Zeus era lascivo, Hermes embustero y ladrón, Hefesto feo y amargado. Todos los Dioses tenían condiciones humanas. Eran imperfectos. También Diego. Deidad dentro del campo. Un simple hombre fuera. Diego Armando Maradona. Esa condición le llevó a juguetear con un néctar que no era, precisamente, la ambrosía. El fruto prohibido. Para Dioses y para hombres. De nada le sirvió ser el Dios del fútbol. La noche llegó para él. Alejado de los campos como castigo, fue desposeído de sus poderes y se pasó demasiado tiempo como humano. Tanto que, definitivamente, terminó por convertirse en uno. Fue entonces cuando su humanidad, su imperfección, sus errores, le acercaron a la raza humana. Despertó la ternura entre sus semejantes que no dudaron en perdonarle.

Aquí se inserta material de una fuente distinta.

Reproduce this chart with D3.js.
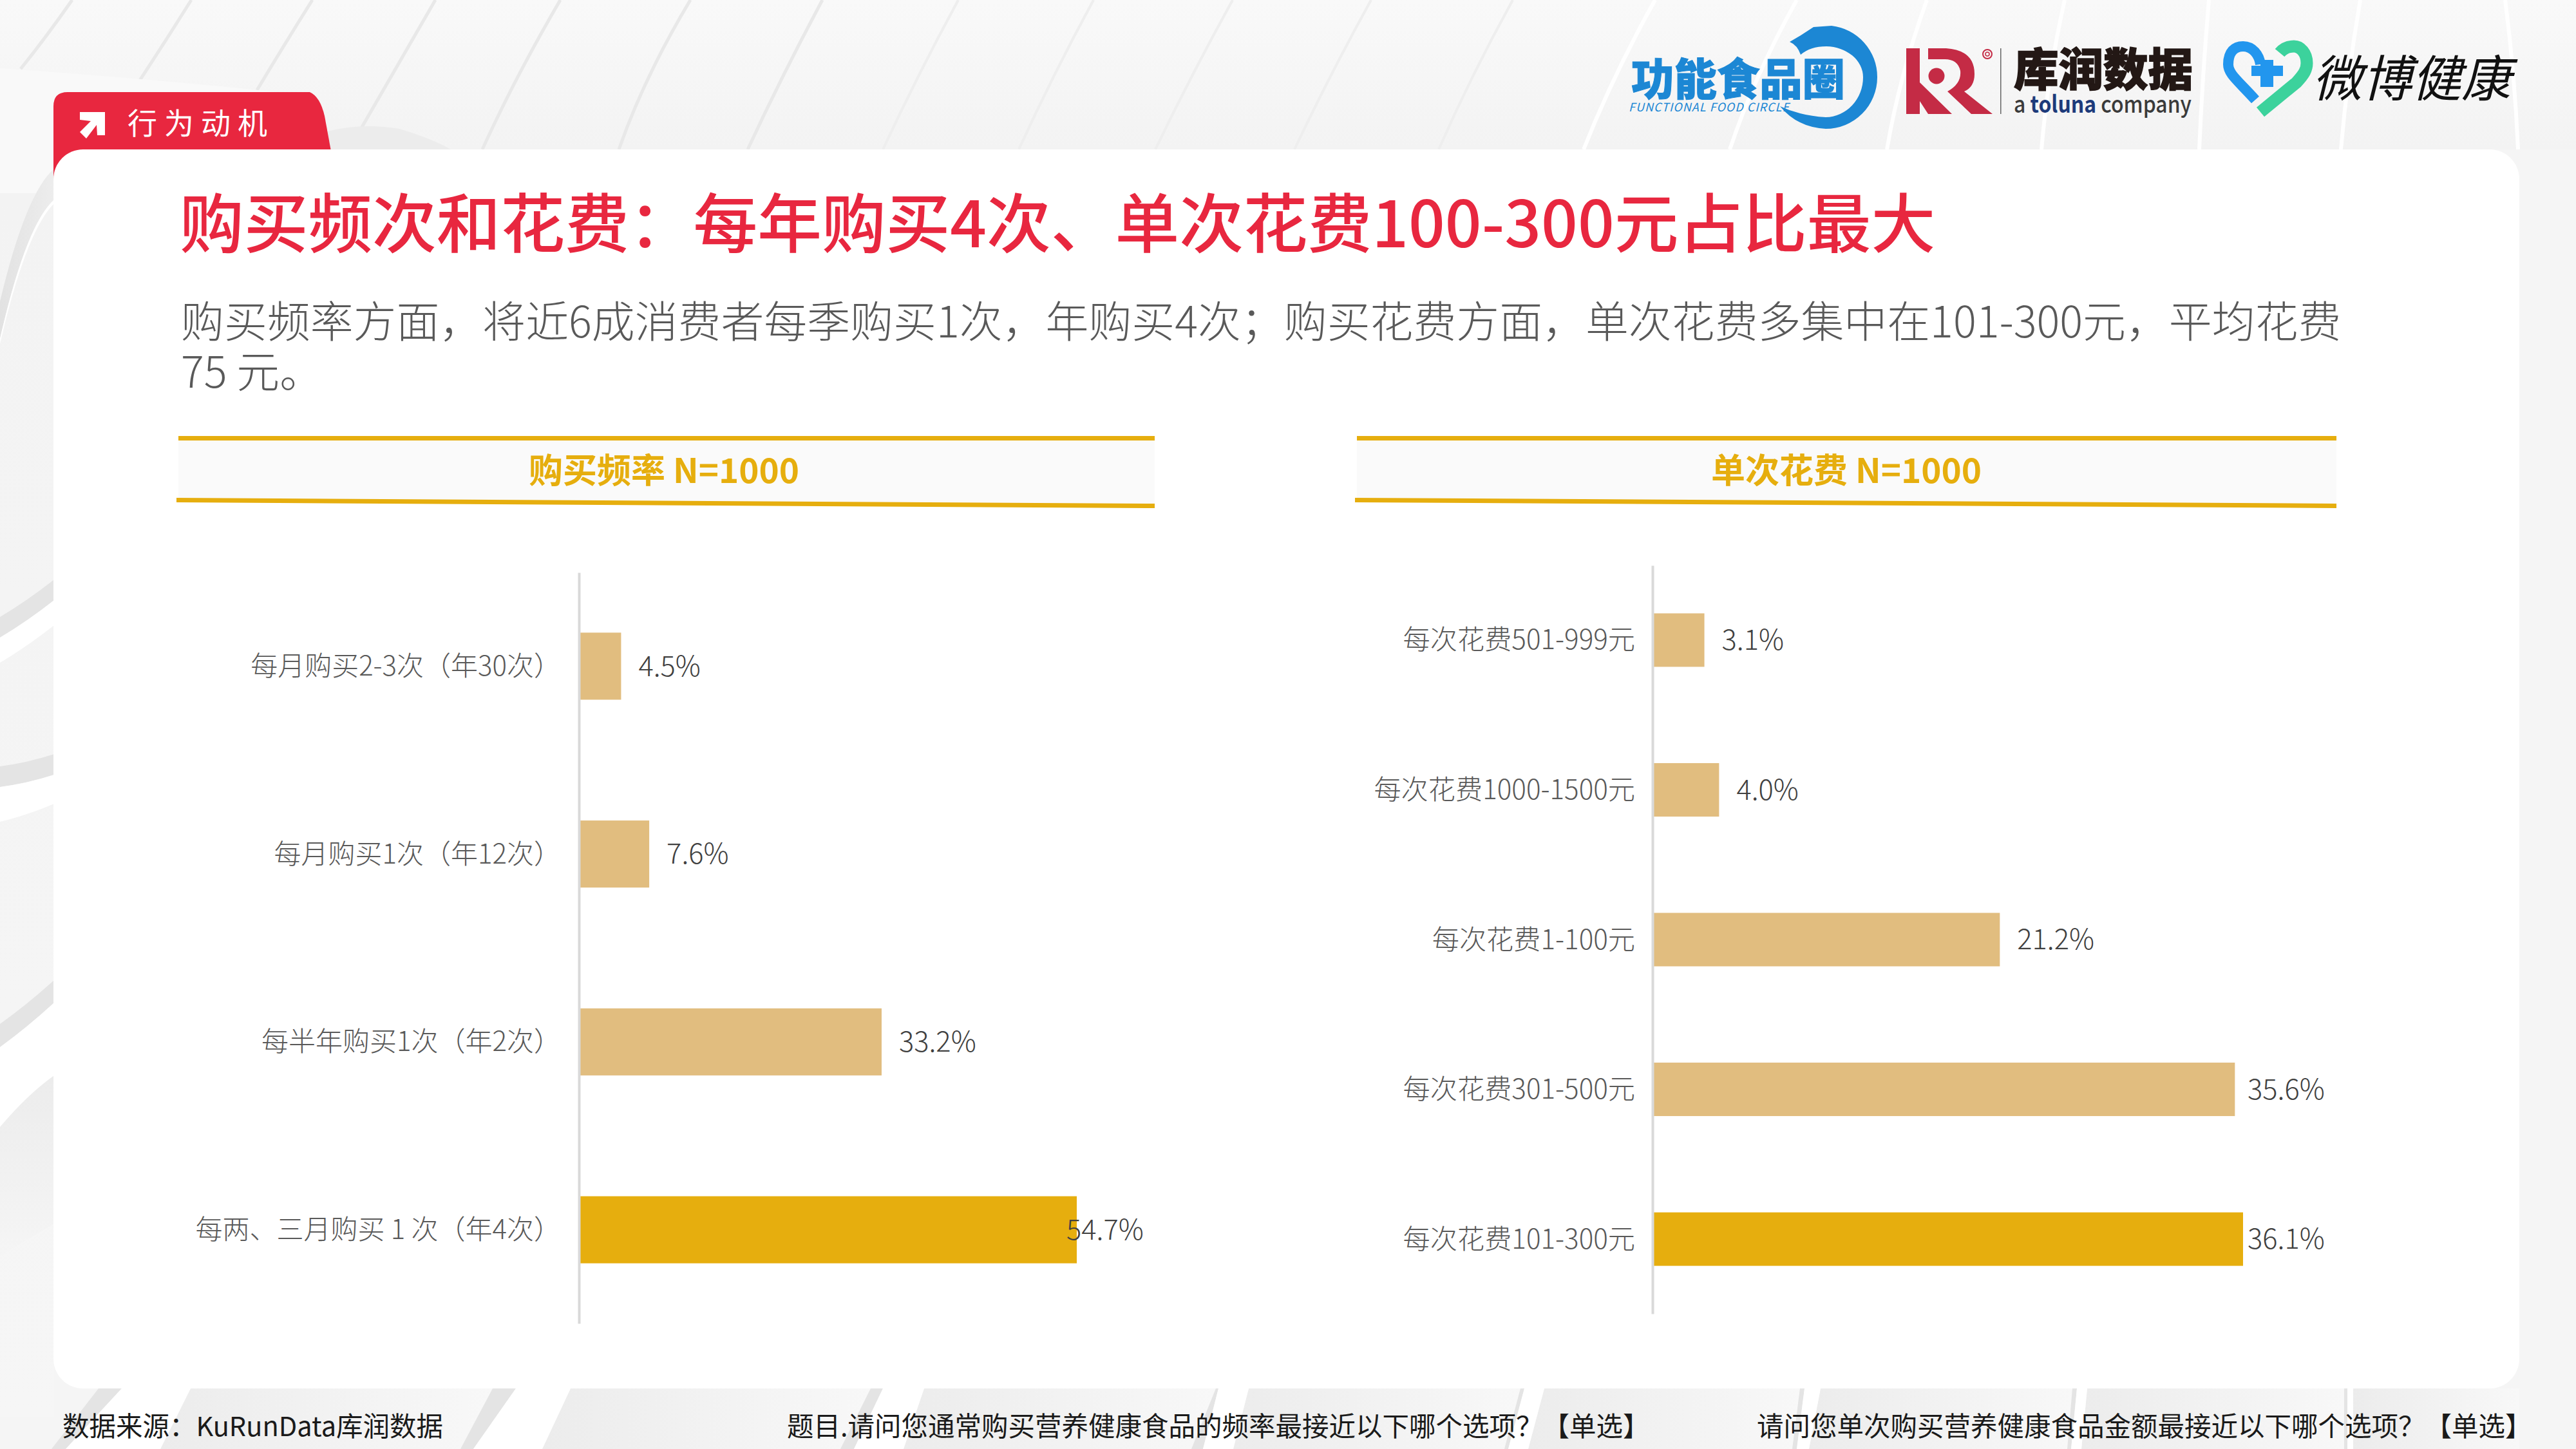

La propia humanidad quiso divinizarlo de nuevo. Un sinfín de alabanzas. Libros, vídeos, canciones… Todo el mundo quiso adorar a este Dios tan imperfecto. Pero él sabía que sus días como ente superior habían llegado a su fin. Quiso prolongar su reinado con destellos de magia hasta que, definitivamente, dejó de lado la hierba sobre la que obraba sus milagros. Abandonó a su fiel compañera, a su inseparable amiga redonda, a su espada. También dejó atrás su escudo, que siempre le acompañó, cuidando su espalda. Desde entonces, está en disputa el dominio de ambos iconos. Varios nombres se han barajado como el mejor jugador que ha existido. El mejor jugador humano claro, ya que la religión del fútbol es monoteísta.

Hoy en día, Diego vive como hombre, en medio de los hombres. Nuca fue un ejemplo. Tampoco pretendió serlo. Sin embargo, cada vez que acaricia con su pie izquierdo una pelota, una luz divina baja del cielo y le indica a todos los que le ven, que están en presencia del Dios del Fútbol.